The second thing to remember is the oft-forgotten about Jones. Jones is a big and lanky body. Although he hasn’t shown an ability to score consistently, his athleticism has shown an ability to hold its own defensively. The Zags have five more fouls to give here, and we should probably expect to see Jones get some more minutes early on.
The real pressure will be on the backcourt to provide a bit of extra firepower, and with Crandall (theoretically) popping into the starting five, that shouldn’t be much of an issue. What the Zags will miss most about Tillie’s departure, on the offensive end, is his ability to stretch the floor. He is one of the top-ranked three-point shooting big men in the nation.
Unless Hachimura has a new found ability to consistently threaten from long range, that leaves the Gonzaga front court looking a little bit more one-sided than it has the past five years. Arguably, the backcourt is in a perfectly capable position to pick up the slack. Perkins is one of the better three-point shooters in a history of great three-point shooters to role through Gonzaga.

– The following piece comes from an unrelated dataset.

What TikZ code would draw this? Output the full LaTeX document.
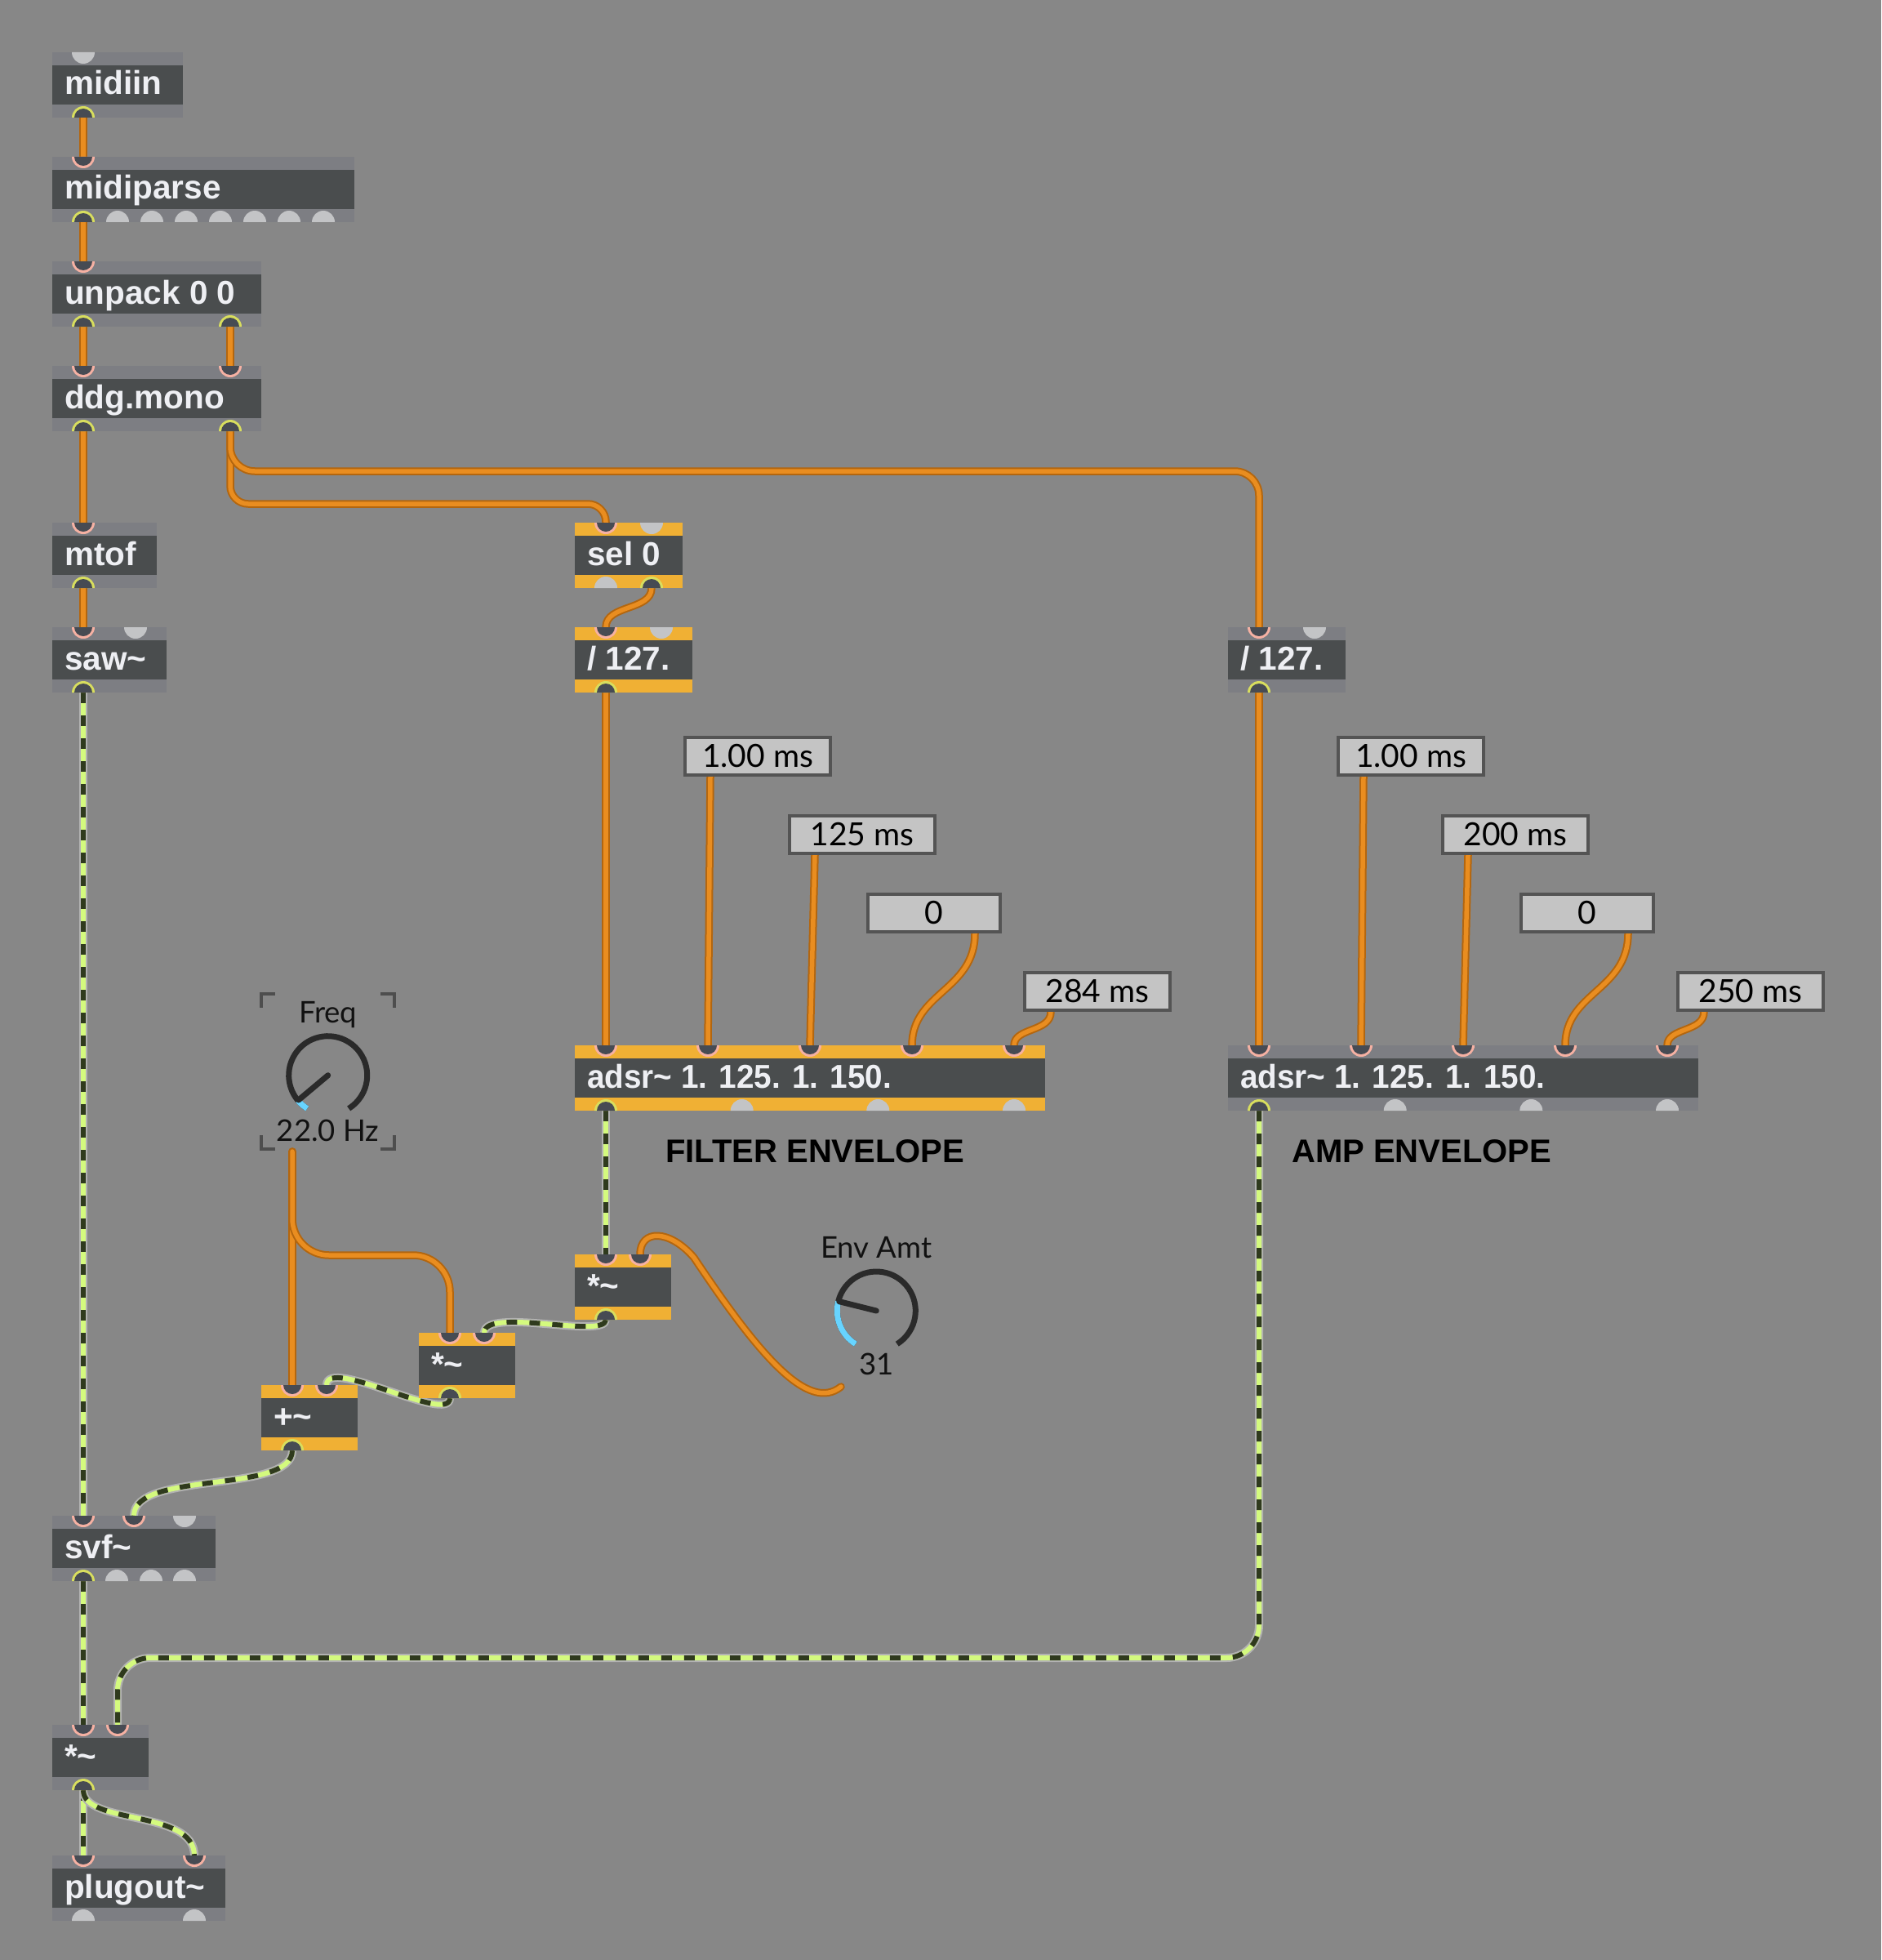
\documentclass[tikz,border=0pt]{standalone}
\usepackage{graphicx}
\usepackage{fontspec}
\setmainfont{Liberation Sans}
\newfontfamily\latofont{Lato}
\usetikzlibrary{calc}
\pgfdeclarelayer{bg}
\pgfdeclarelayer{wires}
\pgfsetlayers{bg,wires,main}

\definecolor{bgc}{HTML}{878787}
\definecolor{stripg}{HTML}{7D7E83}
\definecolor{stripo}{HTML}{F0B034}
\definecolor{bodyc}{HTML}{4A4D4E}
\definecolor{objtxt}{HTML}{EEEFF3}
\definecolor{portc}{HTML}{474B53}
\definecolor{ringin}{HTML}{F6B1A3}
\definecolor{ringout}{HTML}{D8DE5E}
\definecolor{freeport}{HTML}{C3C4C6}
\definecolor{ctlout}{HTML}{B3660F}
\definecolor{ctlin}{HTML}{E98D20}
\definecolor{sigout}{HTML}{B2B2B2}
\definecolor{siglight}{HTML}{D4FA7E}
\definecolor{sigdark}{HTML}{2F3A1D}
\definecolor{nbfill}{HTML}{C4C4C4}
\definecolor{nbedge}{HTML}{545454}
\definecolor{dialc}{HTML}{2A2A2A}
\definecolor{dialblue}{HTML}{67D4FF}
\definecolor{brk}{HTML}{4E4E4E}
\definecolor{inktxt}{HTML}{111111}

\newcommand\objfont{\fontsize{40.5}{42}\selectfont\bfseries}
\newcommand\uifont{\latofont\fontsize{36.5}{38}\selectfont}
\newcommand\nbfont{\latofont\fontsize{39}{42}\selectfont}
\newcommand\tld{\textasciitilde}
\newcommand\adsrtext{\scalebox{0.955}[1]{adsr\tld{} 1. 125. 1. 150.}}

% object box: name, left, top, width, text, strip colour
\newcommand\maxobj[6]{%
  \node[objframe, fill=#6, minimum width=#4pt, anchor=north west] (#1) at (#2,#3) {};
  \fill[bodyc] (#2,#3+16) rectangle (#2+#4,#3+64);
  \node[objtext] (#1-t) at (#2+15,#3+52) {#5};}
% connected inlet / outlet: name, x, edge y
\newcommand\maxin[3]{%
  \fill[ringin] (#2-14,#3) arc[start angle=180,end angle=360,radius=14pt] -- cycle;
  \fill[portc] (#2-11,#3) arc[start angle=180,end angle=360,radius=11pt] -- cycle;
  \coordinate (#1) at (#2,#3);}
\newcommand\maxout[3]{%
  \fill[ringout] (#2-14,#3) arc[start angle=180,end angle=0,radius=14pt] -- cycle;
  \fill[portc] (#2-11,#3) arc[start angle=180,end angle=0,radius=11pt] -- cycle;
  \coordinate (#1) at (#2,#3);}
% unused inlet / outlet: x, edge y
\newcommand\maxfreein[2]{\fill[freeport] (#1-14,#2) arc[start angle=180,end angle=360,radius=14pt] -- cycle;}
\newcommand\maxfreeout[2]{\fill[freeport] (#1-14,#2) arc[start angle=180,end angle=0,radius=14pt] -- cycle;}
% number box: name, left, top, width, text, outlet x
\newcommand\numbox[6]{%
  \node[nbox, minimum width=#4pt-4pt, anchor=north west] (#1) at (#2+2,#3+2) {};
  \node[nbtext] (#1-t) at (#2+#4/2,#3+38) {#5};
  \coordinate (#1-out) at (#6,#3+50);}

\tikzset{
  objframe/.style={inner sep=0pt, outer sep=0pt, minimum height=80pt, draw=none},
  objtext/.style={anchor=base west, inner sep=0pt, text=objtxt, font=\objfont},
  nbox/.style={fill=nbfill, draw=nbedge, line width=4pt, minimum height=46pt, inner sep=0pt, outer sep=0pt},
  nbtext/.style={anchor=base, inner sep=0pt, text=black, font=\nbfont},
  uitext/.style={anchor=base, inner sep=0pt, text=inktxt, font=\uifont},
  labeltext/.style={anchor=base west, inner sep=0pt, text=black, font=\fontsize{40}{42}\selectfont\bfseries},
  ctl/.style={draw=ctlout, line width=9.5pt, line cap=round, line join=round,
    postaction={draw=ctlin, line width=5.5pt}},
  sig/.style={draw=sigout, line width=10pt, line join=round,
    postaction={draw=siglight, line width=6pt},
    postaction={draw=sigdark, line width=6pt, dash pattern=on 13pt off 15pt}},
  dialarc/.style={draw=dialc, line width=7pt},
  dialval/.style={draw=dialblue, line width=7pt},
  dialneedle/.style={draw=dialc, line width=7pt, line cap=round},
  bracket/.style={draw=brk, line width=4pt}
}

\begin{document}
\begin{tikzpicture}[x=1pt, y=-1pt]
\useasboundingbox (0,0) rectangle (2304,2400);
\begin{pgfonlayer}{bg}
  \fill[bgc] (0,0) rectangle (2304,2400);
\end{pgfonlayer}

% ---- MIDI input chain
\maxobj{midiin}{64}{64}{160}{midiin}{stripg}
\maxfreein{102}{64}
\maxout{midiin-o1}{102}{144}

\maxobj{midiparse}{64}{192}{370}{midiparse}{stripg}
\maxin{midiparse-i1}{102}{192}
\maxout{midiparse-o1}{102}{272}
\foreach \k in {1,...,7} {\maxfreeout{102+42*\k}{272}}

\maxobj{unpack}{64}{320}{256}{unpack 0 0}{stripg}
\maxin{unpack-i1}{102}{320}
\maxout{unpack-o1}{102}{400}
\maxout{unpack-o2}{282}{400}

\maxobj{ddg}{64}{448}{256}{ddg.mono}{stripg}
\maxin{ddg-i1}{102}{448}
\maxin{ddg-i2}{282}{448}
\maxout{ddg-o1}{102}{528}
\maxout{ddg-o2}{282}{528}

\maxobj{mtof}{64}{640}{128}{mtof}{stripg}
\maxin{mtof-i1}{102}{640}
\maxout{mtof-o1}{102}{720}

\maxobj{saw}{64}{768}{140}{saw\tld}{stripg}
\maxin{saw-i1}{102}{768}
\maxfreein{166}{768}
\maxout{saw-o1}{102}{848}

% ---- velocity scaling
\maxobj{sel}{704}{640}{132}{sel 0}{stripo}
\maxin{sel-i1}{742}{640}
\maxfreein{798}{640}
\maxfreeout{742}{720}
\maxout{sel-o2}{798}{720}

\maxobj{fdiv}{704}{768}{144}{/ 127.}{stripo}
\maxin{fdiv-i1}{742}{768}
\maxfreein{810}{768}
\maxout{fdiv-o1}{742}{848}

\maxobj{adiv}{1504}{768}{144}{/ 127.}{stripg}
\maxin{adiv-i1}{1542}{768}
\maxfreein{1610}{768}
\maxout{adiv-o1}{1542}{848}

% ---- envelopes
\maxobj{fadsr}{704}{1280}{576}{\adsrtext}{stripo}
\maxin{fadsr-i1}{742}{1280}
\maxin{fadsr-i2}{867}{1280}
\maxin{fadsr-i3}{992}{1280}
\maxin{fadsr-i4}{1117}{1280}
\maxin{fadsr-i5}{1242}{1280}
\maxout{fadsr-o1}{742}{1360}
\maxfreeout{908.7}{1360}
\maxfreeout{1075.3}{1360}
\maxfreeout{1242}{1360}

\maxobj{aadsr}{1504}{1280}{576}{\adsrtext}{stripg}
\maxin{aadsr-i1}{1542}{1280}
\maxin{aadsr-i2}{1667}{1280}
\maxin{aadsr-i3}{1792}{1280}
\maxin{aadsr-i4}{1917}{1280}
\maxin{aadsr-i5}{2042}{1280}
\maxout{aadsr-o1}{1542}{1360}
\maxfreeout{1708.7}{1360}
\maxfreeout{1875.3}{1360}
\maxfreeout{2042}{1360}

\numbox{nbA1}{837}{901}{182}{1.00 ms}{870}
\numbox{nbA2}{965}{997}{182}{125 ms}{998}
\numbox{nbA3}{1061}{1093}{166}{0}{1194}
\numbox{nbA4}{1253}{1189}{182}{284 ms}{1287}
\numbox{nbB1}{1637}{901}{182}{1.00 ms}{1670}
\numbox{nbB2}{1765}{997}{182}{200 ms}{1798}
\numbox{nbB3}{1861}{1093}{166}{0}{1994}
\numbox{nbB4}{2053}{1189}{182}{250 ms}{2087}

\node[labeltext] (flab) at (815,1423) {FILTER ENVELOPE};
\node[labeltext] (alab) at (1582,1423) {AMP ENVELOPE};

% ---- cutoff modulation
\maxobj{fmul}{704}{1536}{118}{*\tld}{stripo}
\maxin{fmul-i1}{742}{1536}
\maxin{fmul-i2}{784}{1536}
\maxout{fmul-o1}{742}{1616}

\maxobj{mmul}{513}{1632}{118}{*\tld}{stripo}
\maxin{mmul-i1}{551}{1632}
\maxin{mmul-i2}{593}{1632}
\maxout{mmul-o1}{551}{1712}

\maxobj{fplus}{320}{1696}{118}{+\tld}{stripo}
\maxin{fplus-i1}{358}{1696}
\maxin{fplus-i2}{400}{1696}
\maxout{fplus-o1}{358}{1776}

% ---- Freq dial
\draw[bracket] (320,1234) -- (320,1217) -- (337,1217);
\draw[bracket] (466,1217) -- (483,1217) -- (483,1234);
\draw[bracket] (320,1390) -- (320,1407) -- (337,1407);
\draw[bracket] (466,1407) -- (483,1407) -- (483,1390);
\node[uitext] (freq-lab) at (401.7,1252) {Freq};
\node[uitext] (freq-val) at (401.7,1397) {22.0 Hz};
\coordinate (freqc) at (401.7,1316.7);
\draw[dialarc] (freqc) ++(238:48pt) arc[start angle=238,end angle=-58,radius=48pt];
\draw[dialval] (freqc) ++(238:48pt) arc[start angle=238,end angle=220,radius=48pt];
\draw[dialneedle] (freqc) -- ++(220:47pt);
\coordinate (freq-out) at (358,1410);

% ---- Env Amt dial
\node[uitext] (env-lab) at (1073.3,1540) {Env Amt};
\node[uitext] (env-val) at (1073.3,1683) {31};
\coordinate (envc) at (1073.3,1605);
\draw[dialarc] (envc) ++(238:48pt) arc[start angle=238,end angle=-58,radius=48pt];
\draw[dialval] (envc) ++(238:48pt) arc[start angle=238,end angle=166,radius=48pt];
\draw[dialneedle] (envc) -- ++(166:47pt);
\coordinate (env-out) at (1030,1698);

% ---- filter and output
\maxobj{svf}{64}{1856}{200}{svf\tld}{stripg}
\maxin{svf-i1}{102}{1856}
\maxin{svf-i2}{164}{1856}
\maxfreein{226}{1856}
\maxout{svf-o1}{102}{1936}
\maxfreeout{143}{1936}
\maxfreeout{185}{1936}
\maxfreeout{226}{1936}

\maxobj{omul}{64}{2112}{118}{*\tld}{stripg}
\maxin{omul-i1}{102}{2112}
\maxin{omul-i2}{144}{2112}
\maxout{omul-o1}{102}{2192}

\maxobj{plug}{64}{2272}{212}{plugout\tld}{stripg}
\maxin{plug-i1}{102}{2272}
\maxin{plug-i2}{238}{2272}
\maxfreeout{102}{2352}
\maxfreeout{238}{2352}

% ---- patch cords
\begin{pgfonlayer}{wires}
  \draw[ctl] (midiin-o1) -- (midiparse-i1);
  \draw[ctl] (midiparse-o1) -- (unpack-i1);
  \draw[ctl] (unpack-o1) -- (ddg-i1);
  \draw[ctl] (unpack-o2) -- (ddg-i2);
  \draw[ctl] (ddg-o1) -- (mtof-i1);
  \draw[ctl] (mtof-o1) -- (saw-i1);
  \draw[ctl, rounded corners=22pt] (ddg-o2) -- ++(0,89) -| (sel-i1);
  \draw[ctl, rounded corners=30pt] (ddg-o2) -- ++(0,49) -| (adiv-i1);
  \draw[ctl] (sel-o2) .. controls +(0,28) and +(0,-28) .. (fdiv-i1);
  \draw[ctl] (fdiv-o1) -- (fadsr-i1);
  \draw[ctl] (adiv-o1) -- (aadsr-i1);
  \draw[ctl] (nbA1-out) -- (fadsr-i2);
  \draw[ctl] (nbA2-out) -- (fadsr-i3);
  \draw[ctl] (nbA3-out) .. controls +(0,70) and +(0,-65) .. (fadsr-i4);
  \draw[ctl] (nbA4-out) .. controls +(0,25) and +(0,-22) .. (fadsr-i5);
  \draw[ctl] (nbB1-out) -- (aadsr-i2);
  \draw[ctl] (nbB2-out) -- (aadsr-i3);
  \draw[ctl] (nbB3-out) .. controls +(0,70) and +(0,-65) .. (aadsr-i4);
  \draw[ctl] (nbB4-out) .. controls +(0,25) and +(0,-22) .. (aadsr-i5);
  \draw[ctl] (env-out) .. controls (990,1730) and (930,1660) .. (850,1540)
                       .. controls (820,1505) and (784,1505) .. (fmul-i2);
  \draw[ctl] (freq-out) -- (fplus-i1);
  \draw[ctl, rounded corners=45pt] (freq-out) -- ++(0,127) -| (mmul-i1);

  \draw[sig] (saw-o1) -- (svf-i1);
  \draw[sig] (fadsr-o1) -- (fmul-i1);
  \draw[sig] (fmul-o1) .. controls +(0,24) and +(0,-32) .. (mmul-i2);
  \draw[sig] (mmul-o1) .. controls +(0,33) and +(0,-36) .. (fplus-i2);
  \draw[sig] (fplus-o1) .. controls +(0,54) and +(0,-56) .. (svf-i2);
  \draw[sig] (svf-o1) -- (omul-i1);
  \draw[sig, rounded corners=40pt] (aadsr-o1) -- ++(0,670) -| (omul-i2);
  \draw[sig] (omul-o1) -- (plug-i1);
  \draw[sig] (omul-o1) .. controls +(0,43) and +(0,-57) .. (plug-i2);
\end{pgfonlayer}
\end{tikzpicture}
\end{document}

Crandall shot 41 percent from three-point range.
If the backcourt is able to punish from long range, it will free up Clarke around the hoop and Hachimura for his midrange game. Spacing for the two of those players is key, and Gonzaga can operate with the more than classic high-low game (remember, Mark Few’s bread and butter is the big man that can’t shoot, not the big man that can).
The key here is that although the depth is tested, the teams that run nine or 10 players deep during the NCAA Tournament generally do it because of crazed defensive schemes or for schticks. Villanova, last year’s national championship winner, ran a seven-man rotation.
As a Zag fan, you always have to think of the non-conference in terms of potential wins for seeding later. There isn’t much sugar coating Tillie’s injury here. Coming out of that onslaught unscathed went from near-impossible to probably impossible. That said, don’t forget: The Zags defeated a top-10 ranked Michigan State team in a meaningless scrimmage, and Tillie didn’t play that either.
This loss hurts, probably hurts Tillie more, but it isn’t the end of the world.